Forget the Department of Justice surveillance. Associated Press is actually writing about “alleged scandals” and “alleged misbehavior” when it reports on Obama. Somehow we’re not going to take it seriously when former AP employees like Ron Fournier have predicted the AP surveillance was going to make the wire service turn critical of the White House.
Tom Raum is still barking with what George Will called “the tinny arf of a lapdog.” His story “Improving economy changes political landscape” foreacasts economic blue skies for Barack:
WASHINGTON (AP) - Alleged misbehavior by the Internal Revenue Service and other federal agencies gives the GOP something else to talk about and investigate as the economy clearly, if slowly, recovers on President Barack Obama's watch, robbing Republicans of a central argument against Democrats.
Amid a series of recent positive economic reports, the GOP is revving up its portrayal of the Obama administration as scandal-ridden and inept, while largely abandoning the party's where-is-the-recovery criticism.

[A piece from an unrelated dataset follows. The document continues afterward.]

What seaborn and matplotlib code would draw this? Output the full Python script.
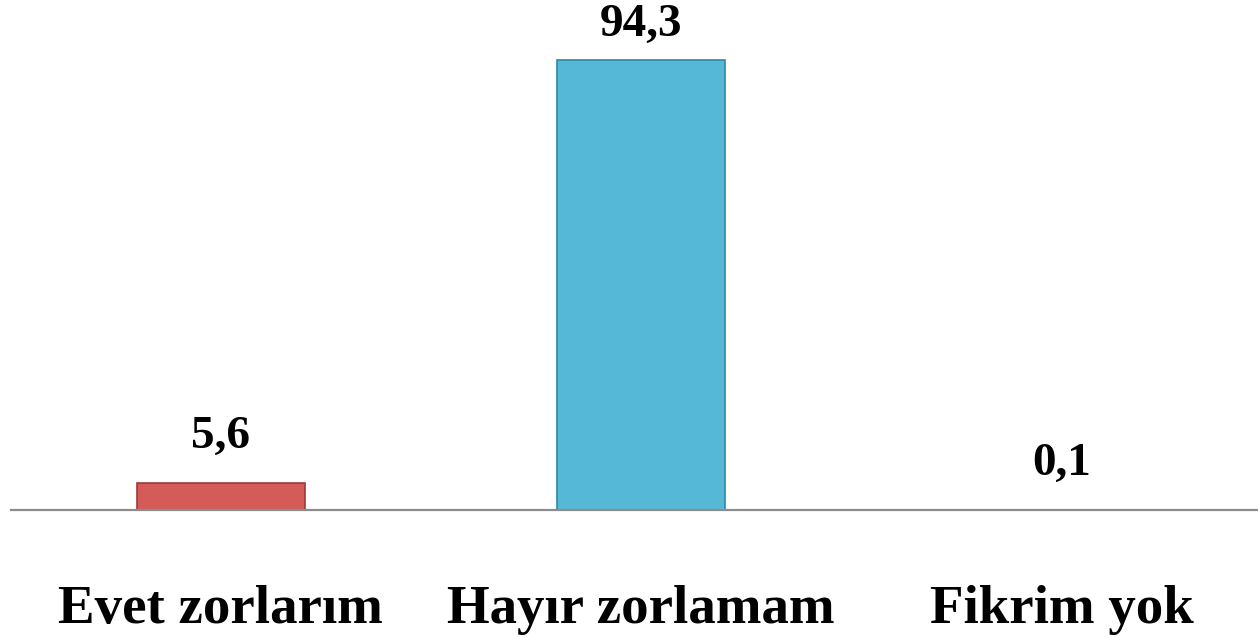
import numpy as np
import pandas as pd
import matplotlib
matplotlib.use("Agg")
import matplotlib.pyplot as plt
import seaborn as sns

categories = ["Evet zorlarım", "Hayır zorlamam", "Fikrim yok"]
values = [5.6, 94.3, 0.1]
labels = ["5,6", "94,3", "0,1"]
colors = ["#D45B58", "#55B8D6", "#9BBB59"]
edges = ["#9E3A37", "#2E8AA6", "#7A9444"]

df = pd.DataFrame({"cat": categories, "val": values})

sns.set_style("white")
plt.rcParams["font.family"] = ["Liberation Serif", "DejaVu Serif"]

fig = plt.figure(figsize=(12.58, 6.37), dpi=100)
ax = fig.add_axes([10.5 / 1258, 127 / 637, 1261.5 / 1258, 510 / 637])

sns.barplot(data=df, x="cat", y="val", hue="cat", palette=colors, width=0.40,
            legend=False, ax=ax, saturation=1)

for bar, ec in zip(ax.patches, edges):
    bar.set_edgecolor(ec)
    bar.set_linewidth(1.2)

ymax = 106.9
for bar, lab in zip(ax.patches, labels):
    h = bar.get_height()
    # the tallest label sits closer to its bar so it stays inside the figure
    off = 18 if h < 0.8 * ymax else 10
    ax.annotate(lab, (bar.get_x() + bar.get_width() / 2, h),
                xytext=(0, off), textcoords="offset points", ha="center", va="bottom",
                fontsize=34, fontweight="bold", color="black")

ax.set_xlim(-0.5, 2.5)
ax.set_ylim(0, ymax)
ax.set_xlabel("")
ax.set_ylabel("")
ax.set_yticks([])
ax.tick_params(axis="x", length=0, pad=54, labelsize=39.5, labelcolor="black")
for t in ax.get_xticklabels():
    t.set_fontweight("bold")

sns.despine(ax=ax, left=True, top=True, right=True)
ax.spines["bottom"].set_color("#8C8C8C")
ax.spines["bottom"].set_linewidth(1.6)

fig.savefig("out.png", dpi=100)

Republicans had little choice, given that the economy has gained considerable strength over the past 18 months. Today, the federal budget deficit is shrinking rapidly and tax receipts are rising. Consumer confidence and spending are up, as are auto and housing sales. Stocks are near all-time highs.
Perhaps AP should stand for Alleged Press. If I say, punched an AP reporter in the face, would he write it was "alleged misbehavior" or would it be have the common sense to describe it as misbehavior? No one's claiming that the DOJ never acquired AP's phone records, or that no one unfairly investigated Tea Party groups at the IRS.
After a few paragraphs, Raum concedes the "alleged" ethical problems could become a “compelling issue” in light of Obama’s 2008 pledge to restore confidence in government:
There's "no question" that the alleged scandals are taking the attention of many politicians away from economic concerns, said Douglas Holtz-Eakin, a former director of the Congressional Budget Office and top economic adviser to Republican Sen. John McCain's 2008 presidential campaign.
AP even recruited Stanley Collender to allege that Congress doesn’t have the brains to chew gum and walk at the same time, so it’s going to waste time on scandals:
For now, the three controversies plaguing the administration are consuming most of the political oxygen in Washington. "Congress basically can't walk and chew gum at the same time, so they'll focus on these scandal things for a while longer," said veteran budget analyst Stanley Collender.
Perhaps Collender should be asked by Congress if an AP reporter gas enough brains to find more than an “alleged scandal” when someone’s tracking his colleagues' home phone calls.